If you're running Ruby 1.9.3, go upgrade to 2.1.2. It is such an improvement all around - deploy time, restart time, test time, console startup (if you're using Rails), etc. Just a whole different experience.
And if you've done a 1.8.7 to 1.9.3 upgrade, going from 1.9 to 2.1 is nothing. Piece of cake by comparison.
Maybe this will help someone, as well...we've been trying to collect all of the different tuning and implementation information on the Ruby GC in one place:
That's actually a huge help. What I've also been looking for (and haven't been able to find) is a good guide on How to Tune your GC settings. Aman Gupta has gotten the closest so far* (I think), but I'd really love a step-by-step of "OK, open your console, run `GC.start`, take note of this property because it means X and indicates that Y would be a good setting for Z, etc. etc"

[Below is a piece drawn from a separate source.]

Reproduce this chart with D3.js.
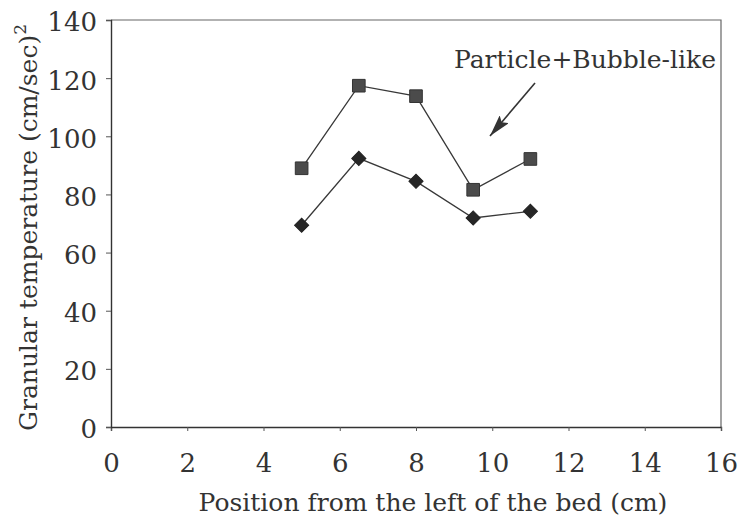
<!DOCTYPE html>
<html>
<head>
<meta charset="utf-8">
<script src="https://cdn.jsdelivr.net/npm/d3@7"></script>
<style>
  html, body { margin: 0; padding: 0; background: #fff; }
  svg { display: block; }
  text { font-family: "DejaVu Serif", serif; fill: #333; }
</style>
</head>
<body>
<svg id="chart" width="740" height="518"></svg>
<script>
// Bed position (cm) where the granular temperature was measured
const positions = [5, 6.5, 8, 9.5, 11];
// Granular temperature, particle + bubble-like contribution (squares)
const particleBubble = [89, 117.4, 113.8, 81.6, 92.2];
// Granular temperature, particle only (diamonds)
const particleOnly = [69.4, 92.4, 84.5, 71.9, 74.2];
// Axis ticks
const xTicks = [0, 2, 4, 6, 8, 10, 12, 14, 16];
const yTicks = [0, 20, 40, 60, 80, 100, 120, 140];

const svg = d3.select("#chart");
const W = 740, H = 518;
const margin = { top: 20, right: 19, bottom: 91, left: 111 };
const innerW = W - margin.left - margin.right;
const innerH = H - margin.top - margin.bottom;

const x = d3.scaleLinear().domain([0, 16]).range([0, innerW]);
const y = d3.scaleLinear().domain([0, 140]).range([innerH, 0]);

const g = svg.append("g").attr("transform", `translate(${margin.left},${margin.top})`);

// Frame (top and right edges)
g.append("path")
  .attr("d", `M0,0H${innerW}V${innerH}`)
  .attr("fill", "none")
  .attr("stroke", "#666")
  .attr("stroke-width", 1.2);

// X axis
const xAxis = g.append("g")
  .attr("transform", `translate(0,${innerH})`)
  .call(d3.axisBottom(x).tickValues(xTicks).tickSize(4).tickPadding(23).tickFormat(d3.format("d")));
xAxis.select(".domain").attr("stroke", "#333").attr("stroke-width", 1.4);
xAxis.selectAll(".tick line").attr("stroke", "#555");
xAxis.selectAll(".tick text").style("font-size", "26px").attr("fill", "#333");

// Y axis
const yAxis = g.append("g")
  .call(d3.axisLeft(y).tickValues(yTicks).tickSize(5).tickPadding(9).tickFormat(d3.format("d")));
yAxis.select(".domain").attr("stroke", "#333").attr("stroke-width", 1.4);
yAxis.selectAll(".tick line").attr("stroke", "#555");
yAxis.selectAll(".tick text").style("font-size", "26px").attr("fill", "#333").attr("dy", "0.42em");

// Axis titles
svg.append("text")
  .attr("x", 433)
  .attr("y", 511)
  .attr("text-anchor", "middle")
  .style("font-size", "25px")
  .text("Position from the left of the bed (cm)");

const yTitle = svg.append("text")
  .attr("transform", `translate(37,${margin.top + innerH / 2 + 4}) rotate(-90)`)
  .attr("text-anchor", "middle")
  .style("font-size", "25px");
yTitle.append("tspan").text("Granular temperature (cm/sec)");
yTitle.append("tspan").attr("dy", -11).style("font-size", "17px").text("2");

// Series lines and markers
const line = d3.line().x(d => x(d[0])).y(d => y(d[1]));
const sq = positions.map((p, i) => [p, particleBubble[i]]);
const dm = positions.map((p, i) => [p, particleOnly[i]]);

[sq, dm].forEach(data => {
  g.append("path")
    .datum(data)
    .attr("d", line)
    .attr("fill", "none")
    .attr("stroke", "#383838")
    .attr("stroke-width", 1.3);
});

g.selectAll(".sq").data(sq).enter().append("path")
  .attr("class", "sq")
  .attr("transform", d => `translate(${x(d[0])},${y(d[1])})`)
  .attr("d", d3.symbol().type(d3.symbolSquare).size(160))
  .attr("fill", "#4b4b4b")
  .attr("stroke", "#333")
  .attr("stroke-width", 1);

g.selectAll(".dm").data(dm).enter().append("path")
  .attr("class", "dm")
  .attr("transform", d => `translate(${x(d[0])},${y(d[1])}) rotate(45)`)
  .attr("d", d3.symbol().type(d3.symbolSquare).size(100))
  .attr("fill", "#262626")
  .attr("stroke", "#222")
  .attr("stroke-width", 1);

// Annotation label with arrow
svg.append("text")
  .attr("x", 585)
  .attr("y", 68)
  .attr("text-anchor", "middle")
  .style("font-size", "25px")
  .text("Particle+Bubble-like");

svg.append("defs").append("marker")
  .attr("id", "head")
  .attr("viewBox", "0 0 22 12")
  .attr("refX", 22).attr("refY", 6)
  .attr("markerWidth", 22).attr("markerHeight", 12)
  .attr("markerUnits", "userSpaceOnUse")
  .attr("orient", "auto")
  .append("path")
  .attr("d", "M0,0L22,6L0,12L4,6Z")
  .attr("fill", "#333");

svg.append("line")
  .attr("x1", 535).attr("y1", 83)
  .attr("x2", 490).attr("y2", 136)
  .attr("stroke", "#333")
  .attr("stroke-width", 1.6)
  .attr("marker-end", "url(#head)");
</script>
</body>
</html>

It would be interesting or useful to know more about it, but what I think is that ideally a right impementation of a GC should not require any tweeks from the outside... and I am pretty sure you are not going to get any signifcant performance boost by using different GC values than default.
I wish there was a "webapp" environment flag you could set that would tell Ruby to apply reasonable GC/memory settings for a larger / constantly running app.
Ruby 2.1's GC is worlds faster, for most applications-- especially with a minor amount of tuning. I saw GC time drop from 20ms to under 5ms (using new relic). Memory usage until GC has gone up a bit though.
I can only hope, and have good reason to after 2.1, that future improvements are so good.
Why not to let the user decide when he wants to achieve full GC (As Passenger is doing it between requests) and so avoid the performance regression this patch brings?
And if you've done a 1.8.7 to 1.9.3 upgrade, going from 1.9 to 2.1 is nothing. Piece of cake by comparison.